M : Untuk menurunkan stunting ke angka 14 persen itu bukan hal yang mudah. Strategi yang akan kami lakukan yakni membuat pemetaan untuk mendapatkan data yang akurat.
Nah setelah mendapatkan angka real dari situ kita akan tahu secara pasti berapa penderita stunting yang ada saat ini.
Untuk mendapatkan ini bukan BKKBN saja namun harus membutuhkan beberapa instansi. Nah ini juga harus membutuhkan kesadaran dan komitmen masing-masing keluarga sehingga tahun2030 Kerpi bebas stunting.

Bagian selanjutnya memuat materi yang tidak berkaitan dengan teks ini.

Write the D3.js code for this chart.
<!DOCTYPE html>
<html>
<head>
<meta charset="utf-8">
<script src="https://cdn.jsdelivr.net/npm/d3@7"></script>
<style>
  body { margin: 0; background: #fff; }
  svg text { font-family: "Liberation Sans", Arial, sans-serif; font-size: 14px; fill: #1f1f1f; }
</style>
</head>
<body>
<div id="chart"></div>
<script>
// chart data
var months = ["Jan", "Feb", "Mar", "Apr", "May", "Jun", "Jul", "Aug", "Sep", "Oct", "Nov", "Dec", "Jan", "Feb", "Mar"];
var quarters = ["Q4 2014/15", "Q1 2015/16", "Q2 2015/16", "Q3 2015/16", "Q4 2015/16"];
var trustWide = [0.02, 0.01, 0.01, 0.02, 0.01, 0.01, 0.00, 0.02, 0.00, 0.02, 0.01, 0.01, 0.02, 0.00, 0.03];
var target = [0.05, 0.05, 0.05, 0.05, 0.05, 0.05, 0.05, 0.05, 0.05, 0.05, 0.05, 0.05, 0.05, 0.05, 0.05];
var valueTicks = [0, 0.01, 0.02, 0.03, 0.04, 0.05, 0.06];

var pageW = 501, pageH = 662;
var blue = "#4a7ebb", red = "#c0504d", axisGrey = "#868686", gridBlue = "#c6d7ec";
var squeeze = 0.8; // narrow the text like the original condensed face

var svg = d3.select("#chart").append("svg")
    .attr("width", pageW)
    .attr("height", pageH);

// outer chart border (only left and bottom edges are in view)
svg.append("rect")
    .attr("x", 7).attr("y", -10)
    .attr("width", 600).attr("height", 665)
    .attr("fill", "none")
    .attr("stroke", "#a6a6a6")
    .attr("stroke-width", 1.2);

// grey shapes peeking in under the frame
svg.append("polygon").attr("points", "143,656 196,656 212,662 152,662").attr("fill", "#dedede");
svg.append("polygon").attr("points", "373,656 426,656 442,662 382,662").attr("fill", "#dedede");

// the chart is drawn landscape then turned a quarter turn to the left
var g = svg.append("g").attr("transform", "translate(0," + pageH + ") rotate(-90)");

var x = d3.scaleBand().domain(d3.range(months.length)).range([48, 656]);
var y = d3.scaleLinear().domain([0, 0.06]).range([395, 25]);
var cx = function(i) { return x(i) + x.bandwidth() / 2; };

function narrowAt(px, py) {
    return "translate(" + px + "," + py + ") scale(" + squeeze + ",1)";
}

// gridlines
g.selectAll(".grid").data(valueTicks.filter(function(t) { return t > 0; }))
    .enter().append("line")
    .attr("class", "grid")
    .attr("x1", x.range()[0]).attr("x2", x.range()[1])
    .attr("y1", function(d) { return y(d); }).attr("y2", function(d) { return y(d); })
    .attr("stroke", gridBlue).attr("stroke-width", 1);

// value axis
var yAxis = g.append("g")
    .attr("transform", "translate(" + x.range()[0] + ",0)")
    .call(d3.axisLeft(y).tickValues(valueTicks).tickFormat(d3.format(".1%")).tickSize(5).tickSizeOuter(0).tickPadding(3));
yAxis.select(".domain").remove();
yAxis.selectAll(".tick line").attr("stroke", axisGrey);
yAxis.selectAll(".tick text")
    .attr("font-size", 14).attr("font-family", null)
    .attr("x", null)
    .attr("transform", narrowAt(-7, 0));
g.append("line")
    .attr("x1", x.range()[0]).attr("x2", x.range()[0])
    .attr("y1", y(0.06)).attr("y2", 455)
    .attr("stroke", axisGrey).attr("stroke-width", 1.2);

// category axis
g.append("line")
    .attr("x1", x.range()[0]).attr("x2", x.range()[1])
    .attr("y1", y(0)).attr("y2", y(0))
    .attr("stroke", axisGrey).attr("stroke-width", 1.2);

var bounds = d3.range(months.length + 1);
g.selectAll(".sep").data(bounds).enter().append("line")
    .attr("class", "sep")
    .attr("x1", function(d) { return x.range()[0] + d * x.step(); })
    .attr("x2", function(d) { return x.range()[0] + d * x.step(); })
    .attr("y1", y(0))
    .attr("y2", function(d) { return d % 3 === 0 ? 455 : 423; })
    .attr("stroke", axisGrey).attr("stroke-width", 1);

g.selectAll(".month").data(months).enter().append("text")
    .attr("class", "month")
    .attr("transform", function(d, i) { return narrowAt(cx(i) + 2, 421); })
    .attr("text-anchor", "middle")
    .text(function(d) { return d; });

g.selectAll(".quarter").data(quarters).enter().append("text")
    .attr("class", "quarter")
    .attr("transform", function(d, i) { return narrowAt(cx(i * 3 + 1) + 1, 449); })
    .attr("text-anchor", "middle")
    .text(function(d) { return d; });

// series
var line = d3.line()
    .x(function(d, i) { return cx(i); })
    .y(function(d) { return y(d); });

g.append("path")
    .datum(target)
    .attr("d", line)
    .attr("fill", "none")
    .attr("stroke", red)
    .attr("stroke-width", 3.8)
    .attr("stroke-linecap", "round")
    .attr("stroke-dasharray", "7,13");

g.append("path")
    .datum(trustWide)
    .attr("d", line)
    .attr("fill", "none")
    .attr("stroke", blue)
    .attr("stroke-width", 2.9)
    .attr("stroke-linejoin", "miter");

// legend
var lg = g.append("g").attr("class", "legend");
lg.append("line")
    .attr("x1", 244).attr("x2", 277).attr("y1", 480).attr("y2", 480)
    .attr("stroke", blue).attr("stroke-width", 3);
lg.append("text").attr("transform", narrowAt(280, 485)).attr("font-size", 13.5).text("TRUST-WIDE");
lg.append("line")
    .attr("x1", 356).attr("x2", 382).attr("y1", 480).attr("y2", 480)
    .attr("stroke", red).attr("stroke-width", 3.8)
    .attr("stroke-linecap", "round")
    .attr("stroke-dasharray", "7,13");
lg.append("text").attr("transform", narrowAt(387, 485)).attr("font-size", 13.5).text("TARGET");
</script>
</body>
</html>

T : Apa berbedaan kurang gizi dan stunting?
R : Kurang gizi belum tentu stunting sedangkan stunting sudah pasti kurang gizi.
T : Apakah BKKBN juga bekerja sama dengan posyandu untuk memantau stunting?
M : Ya BKKBN bekerja sama dengan Posyandu. Di posyandu merupakan salah satu wadah yang dikelola dari masyarakat, oleh masyarakat dan untuk masyarakat. Posyandu ini dibina oleh pokja posyandu untuk itu BKKBN merupakan salah satu pokjanya dalam kaitannya dengan pemantauan stunting posyandu merupakan salah satu tempatnya.
Karena di posyandu, anak dilakukan penimbangan sehingga kita tahu berapa berat badannya, selain itu anak diukur tinggi badannya. Ini semua dituangkan dalam Kartu Menuju sehat (KMS) sehingga di sana kita tahu semuanya.